■ Aim of the exercise: Give again exactly the lines that run from the start of the records to the line holding "W, H = 791, 748", both ends counted. Do not include the pictures.

BEGIN

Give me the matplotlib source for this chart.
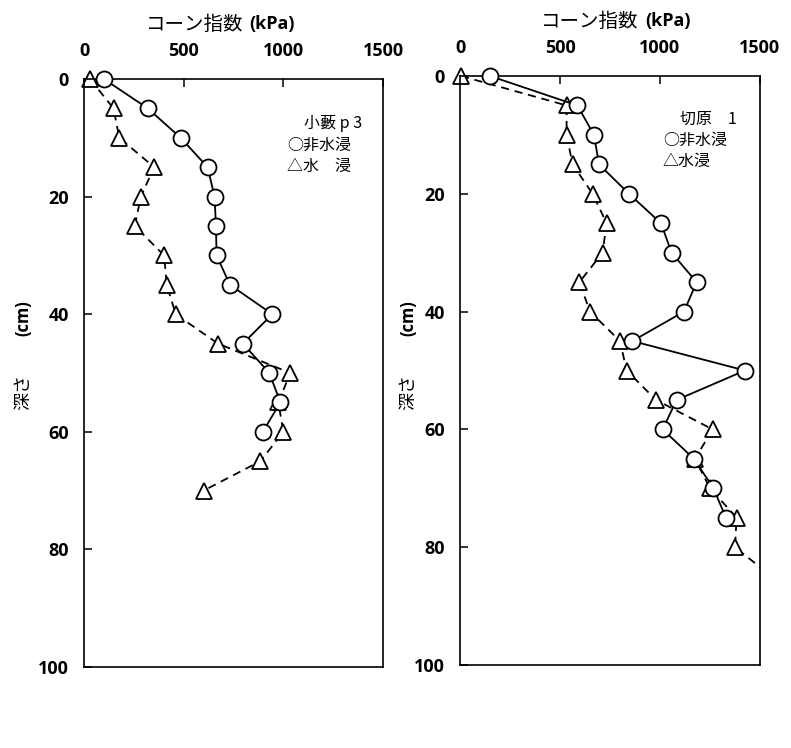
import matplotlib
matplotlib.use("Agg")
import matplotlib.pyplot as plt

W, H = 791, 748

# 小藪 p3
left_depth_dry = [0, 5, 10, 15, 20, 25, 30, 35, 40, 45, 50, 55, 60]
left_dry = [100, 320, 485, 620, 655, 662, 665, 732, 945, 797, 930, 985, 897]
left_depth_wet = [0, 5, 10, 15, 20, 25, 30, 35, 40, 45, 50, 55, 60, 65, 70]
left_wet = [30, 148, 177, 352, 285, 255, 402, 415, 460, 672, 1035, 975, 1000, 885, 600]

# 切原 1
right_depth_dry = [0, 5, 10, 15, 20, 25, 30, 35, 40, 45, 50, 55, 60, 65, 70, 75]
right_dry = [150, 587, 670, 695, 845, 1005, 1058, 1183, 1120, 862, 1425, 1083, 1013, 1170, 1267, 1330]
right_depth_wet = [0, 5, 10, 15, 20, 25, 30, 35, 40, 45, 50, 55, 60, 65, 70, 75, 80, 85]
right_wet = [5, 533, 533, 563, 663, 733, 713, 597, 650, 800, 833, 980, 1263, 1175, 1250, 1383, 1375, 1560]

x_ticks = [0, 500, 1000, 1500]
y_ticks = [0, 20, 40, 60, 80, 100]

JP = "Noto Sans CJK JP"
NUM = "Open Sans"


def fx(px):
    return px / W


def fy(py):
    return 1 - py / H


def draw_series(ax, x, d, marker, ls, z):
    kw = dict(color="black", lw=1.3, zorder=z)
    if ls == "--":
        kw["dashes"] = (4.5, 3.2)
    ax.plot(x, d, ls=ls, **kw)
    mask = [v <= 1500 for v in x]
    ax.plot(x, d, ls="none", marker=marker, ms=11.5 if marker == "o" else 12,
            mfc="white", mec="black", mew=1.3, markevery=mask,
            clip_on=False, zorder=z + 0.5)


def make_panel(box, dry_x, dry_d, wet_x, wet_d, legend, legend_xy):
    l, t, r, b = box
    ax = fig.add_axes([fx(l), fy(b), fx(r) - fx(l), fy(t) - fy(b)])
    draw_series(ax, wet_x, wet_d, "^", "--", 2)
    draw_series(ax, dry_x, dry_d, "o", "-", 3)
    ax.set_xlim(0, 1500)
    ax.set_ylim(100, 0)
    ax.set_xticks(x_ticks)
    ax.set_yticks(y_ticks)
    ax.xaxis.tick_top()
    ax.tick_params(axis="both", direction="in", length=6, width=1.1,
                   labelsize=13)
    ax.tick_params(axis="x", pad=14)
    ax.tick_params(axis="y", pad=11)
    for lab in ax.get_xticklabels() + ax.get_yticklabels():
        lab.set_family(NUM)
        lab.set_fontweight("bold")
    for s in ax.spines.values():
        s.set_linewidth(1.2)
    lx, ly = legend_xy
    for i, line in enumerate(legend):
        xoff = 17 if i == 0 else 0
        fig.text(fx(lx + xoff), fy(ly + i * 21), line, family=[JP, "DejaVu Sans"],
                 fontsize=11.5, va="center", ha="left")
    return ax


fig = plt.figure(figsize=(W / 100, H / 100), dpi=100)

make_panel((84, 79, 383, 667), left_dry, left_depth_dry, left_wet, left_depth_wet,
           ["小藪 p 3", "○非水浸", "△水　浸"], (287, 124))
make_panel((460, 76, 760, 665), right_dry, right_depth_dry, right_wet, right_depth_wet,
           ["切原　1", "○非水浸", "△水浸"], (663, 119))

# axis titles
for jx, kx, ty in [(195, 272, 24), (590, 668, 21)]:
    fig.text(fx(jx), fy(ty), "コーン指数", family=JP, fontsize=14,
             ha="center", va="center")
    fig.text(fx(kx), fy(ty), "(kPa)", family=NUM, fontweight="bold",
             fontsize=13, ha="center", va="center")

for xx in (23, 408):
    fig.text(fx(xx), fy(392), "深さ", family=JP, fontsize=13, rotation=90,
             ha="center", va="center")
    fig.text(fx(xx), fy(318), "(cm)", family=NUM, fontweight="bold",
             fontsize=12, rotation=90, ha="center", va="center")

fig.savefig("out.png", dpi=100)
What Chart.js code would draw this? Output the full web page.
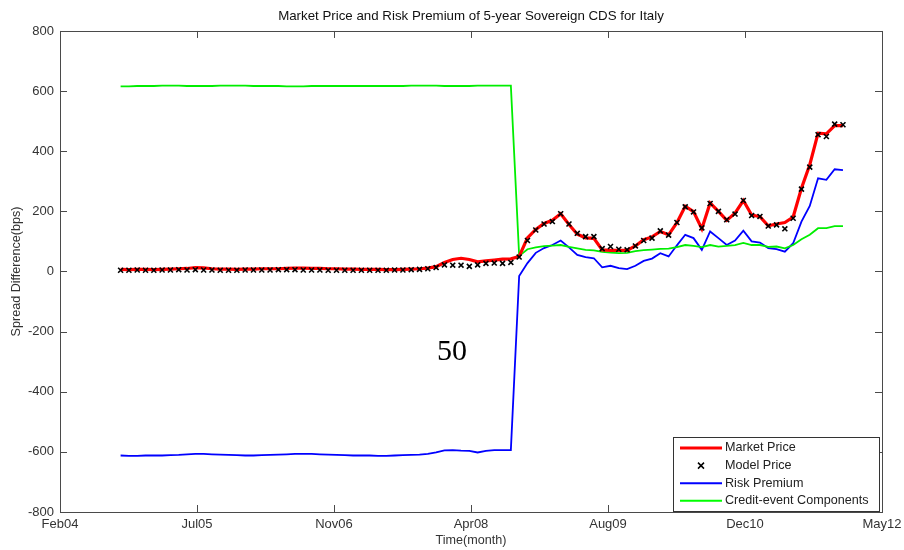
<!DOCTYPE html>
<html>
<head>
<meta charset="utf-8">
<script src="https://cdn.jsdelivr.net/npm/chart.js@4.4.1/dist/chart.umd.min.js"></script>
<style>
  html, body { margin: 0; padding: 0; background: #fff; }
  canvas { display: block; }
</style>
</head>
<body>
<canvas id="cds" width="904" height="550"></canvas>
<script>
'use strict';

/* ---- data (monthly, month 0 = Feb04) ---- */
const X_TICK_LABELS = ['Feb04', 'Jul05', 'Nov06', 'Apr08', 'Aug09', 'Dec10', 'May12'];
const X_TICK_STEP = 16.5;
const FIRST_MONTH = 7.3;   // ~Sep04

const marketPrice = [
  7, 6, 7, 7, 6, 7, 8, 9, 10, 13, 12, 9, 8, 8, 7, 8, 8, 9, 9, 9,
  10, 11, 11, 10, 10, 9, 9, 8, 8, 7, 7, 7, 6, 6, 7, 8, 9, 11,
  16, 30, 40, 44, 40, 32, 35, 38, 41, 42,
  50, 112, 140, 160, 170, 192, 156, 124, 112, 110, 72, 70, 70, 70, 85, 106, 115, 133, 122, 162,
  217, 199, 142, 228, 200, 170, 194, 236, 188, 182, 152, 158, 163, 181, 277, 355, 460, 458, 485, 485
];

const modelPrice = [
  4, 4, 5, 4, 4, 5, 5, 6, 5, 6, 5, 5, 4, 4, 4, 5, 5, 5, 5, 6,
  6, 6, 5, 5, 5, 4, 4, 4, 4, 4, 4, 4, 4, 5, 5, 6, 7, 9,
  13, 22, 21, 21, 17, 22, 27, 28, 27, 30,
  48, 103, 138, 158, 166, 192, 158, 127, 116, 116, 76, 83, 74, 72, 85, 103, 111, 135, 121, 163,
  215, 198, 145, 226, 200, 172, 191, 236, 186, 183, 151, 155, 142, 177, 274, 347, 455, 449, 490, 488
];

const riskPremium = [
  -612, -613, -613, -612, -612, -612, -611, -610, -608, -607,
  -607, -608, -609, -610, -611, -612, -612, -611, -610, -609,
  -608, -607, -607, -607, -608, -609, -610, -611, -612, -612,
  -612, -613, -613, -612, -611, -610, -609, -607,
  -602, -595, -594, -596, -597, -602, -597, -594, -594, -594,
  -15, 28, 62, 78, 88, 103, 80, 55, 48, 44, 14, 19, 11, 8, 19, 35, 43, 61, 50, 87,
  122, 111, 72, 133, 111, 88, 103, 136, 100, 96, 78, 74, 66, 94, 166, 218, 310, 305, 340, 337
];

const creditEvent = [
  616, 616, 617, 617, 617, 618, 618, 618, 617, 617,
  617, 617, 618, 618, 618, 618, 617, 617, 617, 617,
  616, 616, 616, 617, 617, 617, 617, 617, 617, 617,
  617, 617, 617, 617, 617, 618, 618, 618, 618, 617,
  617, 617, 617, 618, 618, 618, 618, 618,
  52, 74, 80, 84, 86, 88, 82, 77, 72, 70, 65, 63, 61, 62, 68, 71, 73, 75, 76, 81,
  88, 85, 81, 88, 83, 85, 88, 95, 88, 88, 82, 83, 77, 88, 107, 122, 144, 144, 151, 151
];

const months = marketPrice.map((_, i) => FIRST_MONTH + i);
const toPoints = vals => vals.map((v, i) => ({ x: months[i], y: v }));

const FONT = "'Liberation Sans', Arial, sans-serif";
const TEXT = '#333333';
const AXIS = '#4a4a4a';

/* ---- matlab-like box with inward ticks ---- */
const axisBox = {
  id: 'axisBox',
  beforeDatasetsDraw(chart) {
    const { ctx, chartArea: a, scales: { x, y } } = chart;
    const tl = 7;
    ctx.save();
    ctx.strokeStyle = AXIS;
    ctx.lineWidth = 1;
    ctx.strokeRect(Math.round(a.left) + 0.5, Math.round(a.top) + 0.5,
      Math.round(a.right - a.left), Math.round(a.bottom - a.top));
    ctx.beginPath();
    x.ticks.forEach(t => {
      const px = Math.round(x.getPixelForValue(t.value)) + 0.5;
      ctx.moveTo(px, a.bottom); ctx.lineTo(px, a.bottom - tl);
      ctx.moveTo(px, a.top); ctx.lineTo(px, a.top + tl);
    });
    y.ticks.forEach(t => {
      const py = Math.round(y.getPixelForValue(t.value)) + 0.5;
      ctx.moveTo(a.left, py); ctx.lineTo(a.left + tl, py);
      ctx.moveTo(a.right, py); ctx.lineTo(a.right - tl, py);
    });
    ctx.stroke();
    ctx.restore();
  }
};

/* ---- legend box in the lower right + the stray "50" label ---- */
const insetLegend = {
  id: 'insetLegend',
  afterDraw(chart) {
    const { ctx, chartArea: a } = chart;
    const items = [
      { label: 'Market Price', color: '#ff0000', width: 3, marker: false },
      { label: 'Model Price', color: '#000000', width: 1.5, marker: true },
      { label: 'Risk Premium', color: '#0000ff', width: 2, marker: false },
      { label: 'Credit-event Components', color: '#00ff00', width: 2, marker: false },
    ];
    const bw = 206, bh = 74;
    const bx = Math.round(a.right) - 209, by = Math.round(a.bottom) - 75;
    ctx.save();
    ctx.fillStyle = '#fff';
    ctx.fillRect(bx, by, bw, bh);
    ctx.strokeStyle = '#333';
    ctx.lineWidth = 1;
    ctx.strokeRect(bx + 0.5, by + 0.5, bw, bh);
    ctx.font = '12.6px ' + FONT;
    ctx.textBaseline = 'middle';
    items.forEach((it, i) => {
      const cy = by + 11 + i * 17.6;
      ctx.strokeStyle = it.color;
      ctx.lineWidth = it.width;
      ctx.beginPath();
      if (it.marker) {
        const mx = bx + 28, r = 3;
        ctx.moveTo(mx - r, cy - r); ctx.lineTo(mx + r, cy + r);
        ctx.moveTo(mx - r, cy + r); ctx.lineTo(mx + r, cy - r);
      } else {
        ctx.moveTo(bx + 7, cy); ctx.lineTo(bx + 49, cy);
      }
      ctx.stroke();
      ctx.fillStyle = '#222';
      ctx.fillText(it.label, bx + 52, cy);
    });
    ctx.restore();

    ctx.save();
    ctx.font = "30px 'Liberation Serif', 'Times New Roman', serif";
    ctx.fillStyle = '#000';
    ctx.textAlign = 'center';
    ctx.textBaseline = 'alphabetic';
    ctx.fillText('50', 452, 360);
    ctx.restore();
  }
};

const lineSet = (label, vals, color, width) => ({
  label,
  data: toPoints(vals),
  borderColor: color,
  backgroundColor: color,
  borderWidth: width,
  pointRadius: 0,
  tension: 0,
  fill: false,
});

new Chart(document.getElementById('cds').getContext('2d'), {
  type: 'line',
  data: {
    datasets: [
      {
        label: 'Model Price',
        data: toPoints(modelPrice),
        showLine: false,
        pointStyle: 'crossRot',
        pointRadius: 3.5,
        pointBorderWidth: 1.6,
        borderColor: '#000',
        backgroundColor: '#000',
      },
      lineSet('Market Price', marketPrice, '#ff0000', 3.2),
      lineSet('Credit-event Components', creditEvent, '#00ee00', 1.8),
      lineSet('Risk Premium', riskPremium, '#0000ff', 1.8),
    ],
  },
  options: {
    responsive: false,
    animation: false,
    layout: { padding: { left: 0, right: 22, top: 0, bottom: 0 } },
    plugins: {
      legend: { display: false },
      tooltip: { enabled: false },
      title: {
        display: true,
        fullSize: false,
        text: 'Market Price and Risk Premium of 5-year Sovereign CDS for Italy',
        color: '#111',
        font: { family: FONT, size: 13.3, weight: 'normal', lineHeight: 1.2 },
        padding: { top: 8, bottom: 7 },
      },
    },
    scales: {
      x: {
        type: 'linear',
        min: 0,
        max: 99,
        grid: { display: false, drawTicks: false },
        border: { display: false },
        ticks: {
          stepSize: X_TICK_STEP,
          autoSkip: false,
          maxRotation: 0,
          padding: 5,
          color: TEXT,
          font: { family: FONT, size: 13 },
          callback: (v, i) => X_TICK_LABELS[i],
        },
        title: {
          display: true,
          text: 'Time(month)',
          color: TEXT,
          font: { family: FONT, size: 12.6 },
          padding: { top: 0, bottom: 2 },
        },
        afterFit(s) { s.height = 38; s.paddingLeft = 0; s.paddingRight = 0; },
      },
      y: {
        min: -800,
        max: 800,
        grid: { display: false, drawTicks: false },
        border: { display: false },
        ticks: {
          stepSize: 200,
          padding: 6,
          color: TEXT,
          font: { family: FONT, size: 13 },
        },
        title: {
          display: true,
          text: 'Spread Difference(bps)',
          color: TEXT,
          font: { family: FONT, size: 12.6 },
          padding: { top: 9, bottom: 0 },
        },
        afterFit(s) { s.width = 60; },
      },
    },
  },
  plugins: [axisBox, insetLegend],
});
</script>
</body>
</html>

END

■ Answer to this exercise:
Give me the matplotlib source for this chart.
import matplotlib
matplotlib.use("Agg")
import matplotlib.pyplot as plt

W, H = 791, 748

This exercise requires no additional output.